With the elimination on Jan. 3 of Qassem Soleimani, the Iranian general who oversaw the Islamic Republic’s web of regional proxy armies, attention is bound to turn sooner or later to Hezbollah, the Lebanese armed group whose cloak-and-dagger operations have been detected in places as far apart as South America and Europe, the Middle East and Africa.
Entrenched deeply over the years in South America, Hezbollah is arguably the only Shiite militia belonging to the Soleimani network that has the twin advantages of ability and proximity to consider retaliating against the Trump administration for the targeted killing of the Quds Force commander with a direct attack on the US.
As recently as September, authorities in New York apprehended Alexei Saab, aka Ali Hassan Saab, an alleged Hezbollah operative who “conducted surveillance of possible target locations in order to help the foreign terrorist organization prepare for potential future attacks against the United States.”
Unlike China and Russia, the US is an avowed enemy of Hezbollah, having long designated the entire group, including its political wing, as a foreign terrorist organization.
In recent months, the State Department and Washington’s intelligence community have concluded that there is enough evidence to support claims linking Hezbollah to criminal activities, including drug trafficking, in South America and Europe.
Much has been written about Hezbollah’s presence in the “tri-border area” (TBA) along the Paraguay-Argentina-Brazil border in South America.
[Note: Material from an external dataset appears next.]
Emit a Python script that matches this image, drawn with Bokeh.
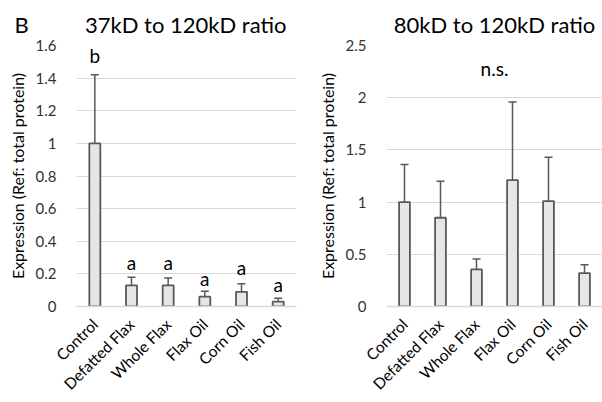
import math
from bokeh.plotting import figure
from bokeh.layouts import row
from bokeh.models import Range1d, FixedTicker, Label, ColumnDataSource, Whisker, TeeHead
from bokeh.embed import file_html
from bokeh.resources import INLINE

categories = ["Control", "Defatted Flax", "Whole Flax", "Flax Oil", "Corn Oil", "Fish Oil"]

# Panel 1: 37kD to 120kD ratio
ratio37_mean = [1.00, 0.13, 0.13, 0.06, 0.09, 0.03]
ratio37_err = [0.42, 0.05, 0.045, 0.033, 0.05, 0.02]
ratio37_letters = ["b", "a", "a", "a", "a", "a"]
ratio37_letter_y = [1.54, 0.27, 0.27, 0.17, 0.24, 0.135]
ratio37_ticks = [0, 0.2, 0.4, 0.6, 0.8, 1.0, 1.2, 1.4, 1.6]
ratio37_ticklabels = ["0", "0.2", "0.4", "0.6", "0.8", "1", "1.2", "1.4", "1.6"]

# Panel 2: 80kD to 120kD ratio
ratio80_mean = [1.00, 0.85, 0.355, 1.21, 1.01, 0.32]
ratio80_err = [0.36, 0.35, 0.10, 0.75, 0.42, 0.08]
ratio80_ticks = [0, 0.5, 1.0, 1.5, 2.0, 2.5]
ratio80_ticklabels = ["0", "0.5", "1", "1.5", "2", "2.5"]
ratio80_note = "n.s."
ratio80_note_y = 2.28

panel_tag = "B"

FONT = "Lato"
DARK = "#595959"
FILL = "#e7e6e6"
GRID = "#d9d9d9"
TXT = "#000000"
NBSP = "\u00a0"


def make_panel(title, means, errs, ymax, ticks, ticklabels, width, border_left, border_right, border_top):
    xs = [i + 0.5 for i in range(len(categories))]
    p = figure(width=width, height=402, output_backend="svg", toolbar_location=None,
               x_range=Range1d(0, len(categories)), y_range=Range1d(0, ymax),
               min_border_left=border_left, min_border_right=border_right,
               min_border_top=border_top, min_border_bottom=96, title=title)
    p.title.text_font = FONT
    p.title.text_font_size = "22px"
    p.title.text_font_style = "normal"
    p.title.text_color = TXT
    p.title.standoff = 15
    p.outline_line_color = None
    p.background_fill_color = "white"
    p.border_fill_color = "white"
    src = ColumnDataSource(dict(x=xs, top=means,
                                upper=[m + e for m, e in zip(means, errs)],
                                lower=[m - e for m, e in zip(means, errs)]))
    p.vbar(x="x", top="top", width=0.3, bottom=0, source=src,
           fill_color=FILL, line_color=DARK, line_width=1.8)
    w = Whisker(base="x", upper="upper", lower="lower", source=src,
                line_color=DARK, line_width=1.5,
                upper_head=TeeHead(size=8, line_color=DARK, line_width=1.5),
                lower_head=TeeHead(size=8, line_color=DARK, line_width=1.5))
    p.add_layout(w)

    # axes
    p.xaxis.ticker = FixedTicker(ticks=xs)
    p.xaxis.major_label_overrides = {x: c for x, c in zip(xs, categories)}
    p.xaxis.major_label_orientation = math.pi / 4
    p.xaxis.major_label_text_font = FONT
    p.xaxis.major_label_text_font_size = "15.5px"
    p.xaxis.major_label_text_color = TXT
    p.xaxis.major_tick_line_color = None
    p.xaxis.minor_tick_line_color = None
    p.xaxis.axis_line_color = GRID
    p.xaxis.axis_line_width = 1.5
    p.xaxis.major_label_standoff = 9

    p.yaxis.ticker = FixedTicker(ticks=ticks)
    p.yaxis.major_label_overrides = {t: l for t, l in zip(ticks, ticklabels)}
    p.yaxis.major_label_text_font = FONT
    p.yaxis.major_label_text_font_size = "15px"
    p.yaxis.major_label_text_color = "#333333"
    p.yaxis.major_tick_line_color = None
    p.yaxis.minor_tick_line_color = None
    p.yaxis.axis_line_color = None
    p.yaxis.major_label_standoff = 14
    p.yaxis.axis_label = "Expression (Ref: total protein)"
    p.yaxis.axis_label_text_font = FONT
    p.yaxis.axis_label_text_font_size = "16px"
    p.yaxis.axis_label_text_font_style = "normal"
    p.yaxis.axis_label_text_color = TXT
    p.yaxis.axis_label_standoff = 6

    p.xgrid.grid_line_color = None
    p.ygrid.grid_line_color = GRID
    p.ygrid.grid_line_width = 1.2
    return p, xs


p1, xs = make_panel(panel_tag + NBSP * 10 + "37kD to 120kD ratio", ratio37_mean, ratio37_err, 1.6,
                    ratio37_ticks, ratio37_ticklabels, 300, 76, 4, 45)
p1.title.align = "left"
p1.title.offset = -62
for x, t, y in zip(xs, ratio37_letters, ratio37_letter_y):
    p1.add_layout(Label(x=x, y=y, text=t, text_font=FONT, text_font_size="19px",
                        text_color=TXT, text_align="center", text_baseline="middle"))

p2, xs2 = make_panel("80kD to 120kD ratio", ratio80_mean, ratio80_err, 2.5,
                     ratio80_ticks, ratio80_ticklabels, 302, 86, 0, 44)
p2.title.align = "center"
p2.add_layout(Label(x=3.0, y=ratio80_note_y, text=ratio80_note, text_font=FONT,
                    text_font_size="19px", text_color=TXT, text_align="center",
                    text_baseline="middle"))

layout = row(p1, p2, spacing=0)
open("out.html", "w").write(file_html(layout, INLINE))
Since the Al-Qaeda attacks of Sept. 11, 2001, Americans have warned of potential terrorist cells forming in this under-policed corner of the continent.
Hezbollah has been able to find a footing in the TBA by piggybacking on the Lebanese diaspora presence. The ancestors of South Americans of Lebanese descent began arriving in the area before 1930 and were mostly Christian.
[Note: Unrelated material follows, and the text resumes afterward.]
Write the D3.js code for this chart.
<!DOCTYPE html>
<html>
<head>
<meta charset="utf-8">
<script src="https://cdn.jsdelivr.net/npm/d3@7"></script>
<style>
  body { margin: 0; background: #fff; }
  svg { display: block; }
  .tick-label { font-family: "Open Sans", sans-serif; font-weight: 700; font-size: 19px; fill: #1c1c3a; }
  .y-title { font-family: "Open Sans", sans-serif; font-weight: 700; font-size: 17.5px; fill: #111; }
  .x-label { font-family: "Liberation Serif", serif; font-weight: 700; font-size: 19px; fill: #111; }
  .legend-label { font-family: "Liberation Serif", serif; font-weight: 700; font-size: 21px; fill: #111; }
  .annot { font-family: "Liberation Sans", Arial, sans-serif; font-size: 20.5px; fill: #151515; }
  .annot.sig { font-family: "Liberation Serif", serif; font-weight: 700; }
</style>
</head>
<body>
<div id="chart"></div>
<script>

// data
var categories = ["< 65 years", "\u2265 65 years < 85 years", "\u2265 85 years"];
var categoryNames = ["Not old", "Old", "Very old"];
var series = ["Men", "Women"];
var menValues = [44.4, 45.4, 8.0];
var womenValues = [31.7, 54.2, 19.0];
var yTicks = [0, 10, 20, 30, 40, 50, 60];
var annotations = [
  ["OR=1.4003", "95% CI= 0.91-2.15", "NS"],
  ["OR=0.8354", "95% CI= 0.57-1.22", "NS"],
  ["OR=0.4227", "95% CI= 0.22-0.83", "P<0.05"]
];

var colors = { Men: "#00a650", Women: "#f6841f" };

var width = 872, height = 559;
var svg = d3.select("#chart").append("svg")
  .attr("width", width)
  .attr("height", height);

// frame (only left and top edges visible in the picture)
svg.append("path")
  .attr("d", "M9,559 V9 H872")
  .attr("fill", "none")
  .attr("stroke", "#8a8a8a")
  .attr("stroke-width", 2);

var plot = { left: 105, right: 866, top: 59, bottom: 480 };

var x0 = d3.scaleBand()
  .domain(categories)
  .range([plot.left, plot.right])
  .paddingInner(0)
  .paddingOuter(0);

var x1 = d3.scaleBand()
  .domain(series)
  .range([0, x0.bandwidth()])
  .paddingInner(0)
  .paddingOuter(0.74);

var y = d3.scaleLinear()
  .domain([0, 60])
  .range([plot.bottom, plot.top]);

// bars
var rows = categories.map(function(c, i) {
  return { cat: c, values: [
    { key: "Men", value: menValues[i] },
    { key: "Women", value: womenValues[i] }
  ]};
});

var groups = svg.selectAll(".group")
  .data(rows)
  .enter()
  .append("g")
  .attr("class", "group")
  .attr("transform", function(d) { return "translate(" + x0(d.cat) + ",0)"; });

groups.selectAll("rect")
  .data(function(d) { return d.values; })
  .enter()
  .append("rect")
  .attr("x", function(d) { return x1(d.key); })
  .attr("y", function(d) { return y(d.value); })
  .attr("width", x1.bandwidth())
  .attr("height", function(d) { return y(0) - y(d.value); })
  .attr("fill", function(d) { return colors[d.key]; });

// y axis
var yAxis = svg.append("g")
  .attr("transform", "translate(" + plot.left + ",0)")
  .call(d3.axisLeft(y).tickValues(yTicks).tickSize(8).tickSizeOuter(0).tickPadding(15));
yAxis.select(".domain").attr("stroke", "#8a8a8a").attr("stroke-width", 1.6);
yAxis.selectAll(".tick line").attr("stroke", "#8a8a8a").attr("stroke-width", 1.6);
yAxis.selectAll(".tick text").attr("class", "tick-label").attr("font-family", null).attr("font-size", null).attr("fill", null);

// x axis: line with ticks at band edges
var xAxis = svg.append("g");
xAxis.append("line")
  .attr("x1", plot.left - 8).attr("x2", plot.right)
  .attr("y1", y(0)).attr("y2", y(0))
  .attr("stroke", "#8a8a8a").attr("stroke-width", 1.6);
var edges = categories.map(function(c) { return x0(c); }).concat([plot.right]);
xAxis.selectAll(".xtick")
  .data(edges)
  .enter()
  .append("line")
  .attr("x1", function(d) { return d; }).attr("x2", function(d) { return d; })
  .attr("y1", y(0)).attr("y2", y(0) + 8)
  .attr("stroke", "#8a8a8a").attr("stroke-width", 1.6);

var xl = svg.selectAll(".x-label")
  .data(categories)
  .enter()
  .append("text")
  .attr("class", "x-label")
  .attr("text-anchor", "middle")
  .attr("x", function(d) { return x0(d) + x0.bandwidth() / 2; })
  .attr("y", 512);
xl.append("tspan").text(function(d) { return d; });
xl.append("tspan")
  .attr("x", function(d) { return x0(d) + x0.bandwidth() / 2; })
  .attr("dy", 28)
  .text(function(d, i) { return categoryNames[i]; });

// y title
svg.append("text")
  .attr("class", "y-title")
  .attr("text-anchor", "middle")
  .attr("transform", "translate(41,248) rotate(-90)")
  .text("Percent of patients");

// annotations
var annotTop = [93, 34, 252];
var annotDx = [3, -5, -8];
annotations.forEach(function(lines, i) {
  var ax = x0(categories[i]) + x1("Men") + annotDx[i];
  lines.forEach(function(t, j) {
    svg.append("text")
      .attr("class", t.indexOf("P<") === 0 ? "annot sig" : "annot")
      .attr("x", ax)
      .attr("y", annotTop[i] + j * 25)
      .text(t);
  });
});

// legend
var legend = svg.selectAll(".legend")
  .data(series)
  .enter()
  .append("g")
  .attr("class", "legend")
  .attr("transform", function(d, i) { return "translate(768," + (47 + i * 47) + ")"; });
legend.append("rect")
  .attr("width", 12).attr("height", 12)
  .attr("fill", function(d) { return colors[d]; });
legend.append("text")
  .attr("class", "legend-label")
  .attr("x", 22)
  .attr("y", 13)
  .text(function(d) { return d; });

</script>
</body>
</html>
The fact that today, more than 5 million Lebanese migrants and their descendants live in just two countries (Brazil and Argentina) has proved a distinct advantage for Hezbollah, which tries to cultivate intelligence assets from across the religious spectrum.
Hezbollah has developed local contacts to facilitate as well as conceal its drug-trafficking, money-laundering and terrorist-financing operations. Since 2009, a number of Lebanese nationals have been sanctioned by the US Treasury for their connection to organized crime, involving drug trafficking and money laundering in particular.